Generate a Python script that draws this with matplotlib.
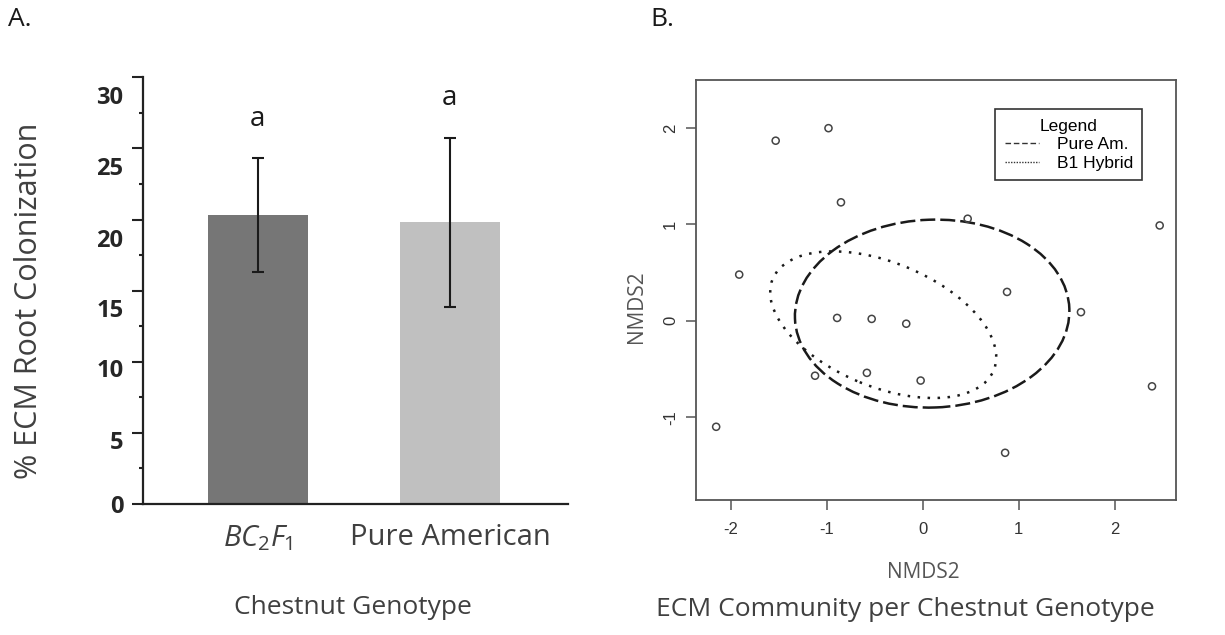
import numpy as np
import matplotlib
matplotlib.use("Agg")
import matplotlib.pyplot as plt
from matplotlib.patches import Ellipse
from matplotlib.lines import Line2D
from matplotlib.transforms import ScaledTranslation

# dati pannello A
genotipi = [r"$BC_2F_1$", "Pure American"]
colonizzazione = [20.3, 19.8]
errore = [4.0, 5.95]
lettere = ["a", "a"]
colori_barre = ["#767676", "#c0c0c0"]

# dati pannello B (NMDS)
nmds_x = [-2.15, -1.91, -1.53, -0.98, -0.85, -0.89, -0.53, -0.17, -1.12, -0.58,
          -0.02, 0.47, 0.88, 0.86, 1.65, 2.47, 2.39]
nmds_y = [-1.10, 0.48, 1.87, 2.00, 1.23, 0.03, 0.02, -0.03, -0.57, -0.54,
          -0.62, 1.06, 0.30, -1.37, 0.09, 0.99, -0.68]
gruppi = ["Pure Am.", "B1 Hybrid"]
ell_centro = [(0.10, 0.075), (-0.41, -0.04)]
ell_larg = [2.86, 2.49]
ell_alt = [1.95, 1.29]
ell_angolo = [2.0, -22.3]

plt.rcParams['font.family'] = ['Open Sans', 'DejaVu Sans']
plt.rcParams['mathtext.fontset'] = 'custom'
plt.rcParams['mathtext.rm'] = 'Open Sans'
plt.rcParams['mathtext.it'] = 'Open Sans:italic'
plt.rcParams['axes.unicode_minus'] = False

W, H = 1225, 635
fig = plt.figure(figsize=(W/100, H/100), dpi=100)

def box(l, t, r, b):
    return [l/W, 1-b/H, (r-l)/W, (b-t)/H]

# ---------------- Pannello A ----------------
axA = fig.add_axes(box(142.7, 77.3, 568, 504))
pos = np.arange(len(genotipi))
axA.bar(pos, colonizzazione, width=0.52, color=colori_barre)
axA.errorbar(pos, colonizzazione, yerr=errore, fmt='none', ecolor='#1a1a1a',
             elinewidth=1.5, capsize=4.5, capthick=1.5)
for i in range(len(genotipi)):
    axA.text(pos[i], colonizzazione[i]+errore[i]+2.8, lettere[i], ha='center', va='center',
             fontsize=20, color='#1a1a1a')

axA.set_xlim(-0.60, 1.615)
axA.set_ylim(0, 30)
axA.set_xticks(pos)
axA.set_xticklabels(genotipi, fontsize=21, color='#404040')
axA.tick_params(axis='x', length=0, pad=14)
axA.set_yticks(np.arange(0, 31, 5))
axA.set_yticks(np.arange(2.5, 30, 5), minor=True)
axA.tick_params(axis='y', which='major', length=8, width=1.5, color='#222222',
                labelsize=17, labelcolor='#262626', pad=6)
axA.tick_params(axis='y', which='minor', length=3, width=1.5, color='#222222')
for lbl in axA.get_yticklabels():
    lbl.set_fontweight('bold')
# etichette spostate verso il basso come nell'originale
spost = [0, 7, 6, 17, 18, 18, 18]
for lbl, s in zip(axA.get_yticklabels(), spost):
    lbl.set_transform(lbl.get_transform() + ScaledTranslation(0, -s/100, fig.dpi_scale_trans))

for s in ['top', 'right']:
    axA.spines[s].set_visible(False)
for s in ['left', 'bottom']:
    axA.spines[s].set_linewidth(1.6)
    axA.spines[s].set_color('#222222')

axA.set_ylabel("% ECM Root Colonization", fontsize=22, color='#404040', va='center')
axA.yaxis.set_label_coords((29-142.7)/425.3, (504-301)/426.7)
axA.set_xlabel("Chestnut Genotype", fontsize=19, color='#404040', va='center')
axA.xaxis.set_label_coords((353-142.7)/425.3, -(607-504)/426.7)

# ---------------- Pannello B ----------------
axB = fig.add_axes(box(696, 80, 1176, 500))
axB.scatter(nmds_x, nmds_y, s=26, facecolors='none', edgecolors='#444444', linewidths=1.1, zorder=3)

stili = [(0, (6, 2)), (0, (1, 3))]
for i in range(len(gruppi)):
    e = Ellipse(ell_centro[i], ell_larg[i], ell_alt[i], angle=ell_angolo[i], fill=False,
                edgecolor='#1a1a1a', linewidth=1.8, linestyle=stili[i])
    axB.add_patch(e)

axB.set_xlim(-2.36, 2.64)
axB.set_ylim(-1.86, 2.50)
axB.set_xticks([-2, -1, 0, 1, 2])
axB.set_yticks([-1, 0, 1, 2])
axB.tick_params(axis='both', length=7, width=1.1, color='#555555', labelsize=12, labelcolor='#333333')
axB.tick_params(axis='x', pad=9)
axB.tick_params(axis='y', pad=6)
for lbl in axB.get_xticklabels() + axB.get_yticklabels():
    lbl.set_family('Liberation Sans')
for lbl in axB.get_yticklabels():
    lbl.set_rotation(90)
    lbl.set_va('center')
for s in axB.spines.values():
    s.set_linewidth(1.3)
    s.set_color('#555555')

maniglie = [Line2D([], [], color='#333333', lw=1.0, linestyle=(0, (4, 2))),
            Line2D([], [], color='#333333', lw=1.0, linestyle=(0, (1, 1)))]
leg = axB.legend(maniglie, gruppi, title="Legend", loc='upper left', bbox_to_anchor=(0.623, 0.931),
                 fancybox=False, framealpha=1, handlelength=2.0,
                 borderpad=0.55, labelspacing=0.2, handletextpad=1.0, borderaxespad=0,
                 prop={'family': 'Liberation Sans', 'size': 12.5})
leg.get_title().set_family('Liberation Sans')
leg.get_title().set_fontsize(12.5)
leg.get_frame().set_edgecolor('#333333')
leg.get_frame().set_linewidth(1.2)

axB.set_xlabel("NMDS2", fontsize=15, color='#555555', va='center')
axB.xaxis.set_label_coords((923-696)/480, -(572-500)/420)
axB.set_ylabel("NMDS2", fontsize=15, color='#555555', va='center')
axB.yaxis.set_label_coords((636-696)/480, (500-307)/420)

fig.text(905/W, 1-610/H, "ECM Community per Chestnut Genotype", fontsize=19, color='#404040',
         ha='center', va='center')
fig.text(8/W, 1-20/H, "A.", fontsize=19, color='#1a1a1a', ha='left', va='center')
fig.text(650/W, 1-20/H, "B.", fontsize=19, color='#1a1a1a', ha='left', va='center')

fig.savefig("out.png", dpi=100)
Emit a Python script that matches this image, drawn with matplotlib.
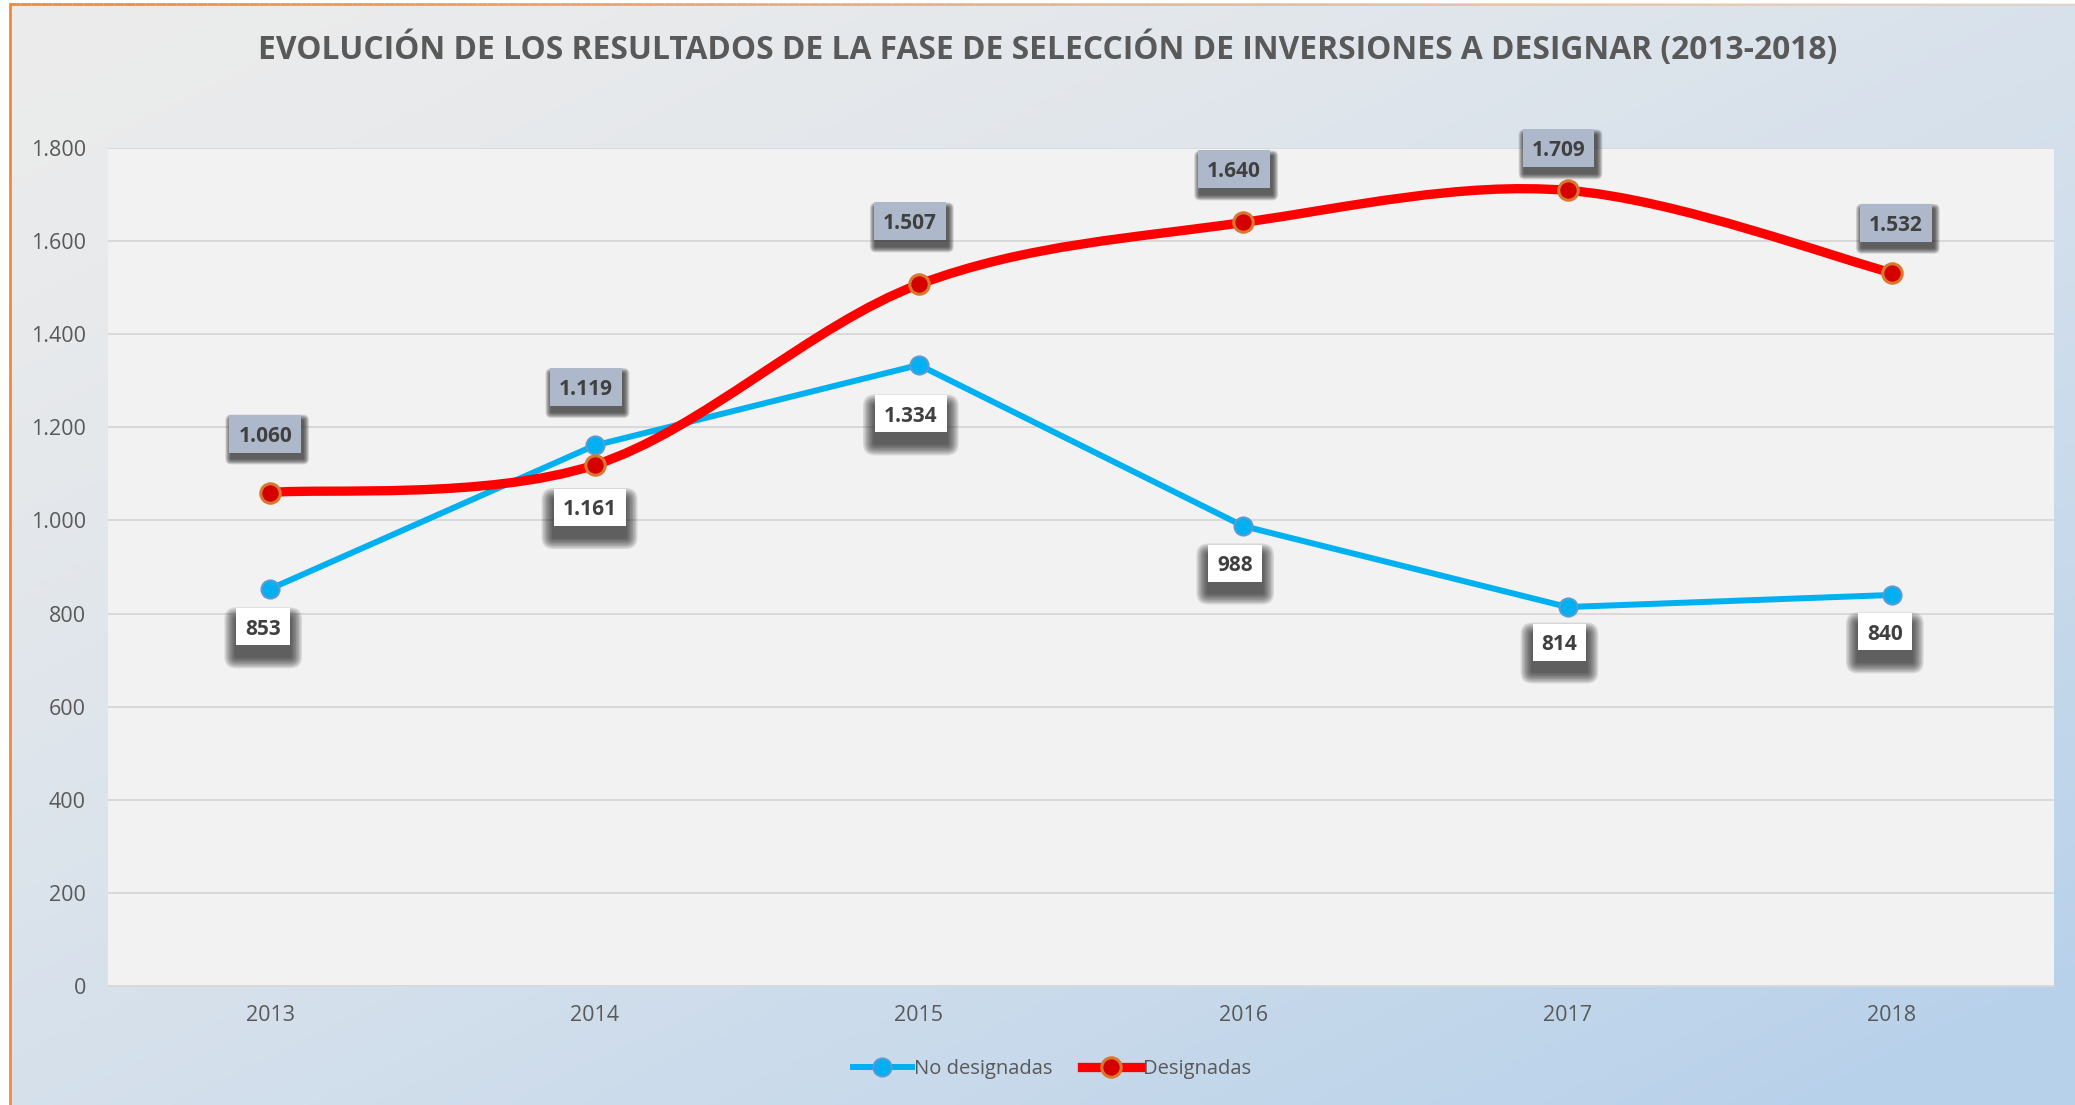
◇ ◇ ◇
**WHAT IS NEEDED**
The answer must consist solely of the number of lines in the entries that contain the word "script".

**FINISHED EXERCISE**
2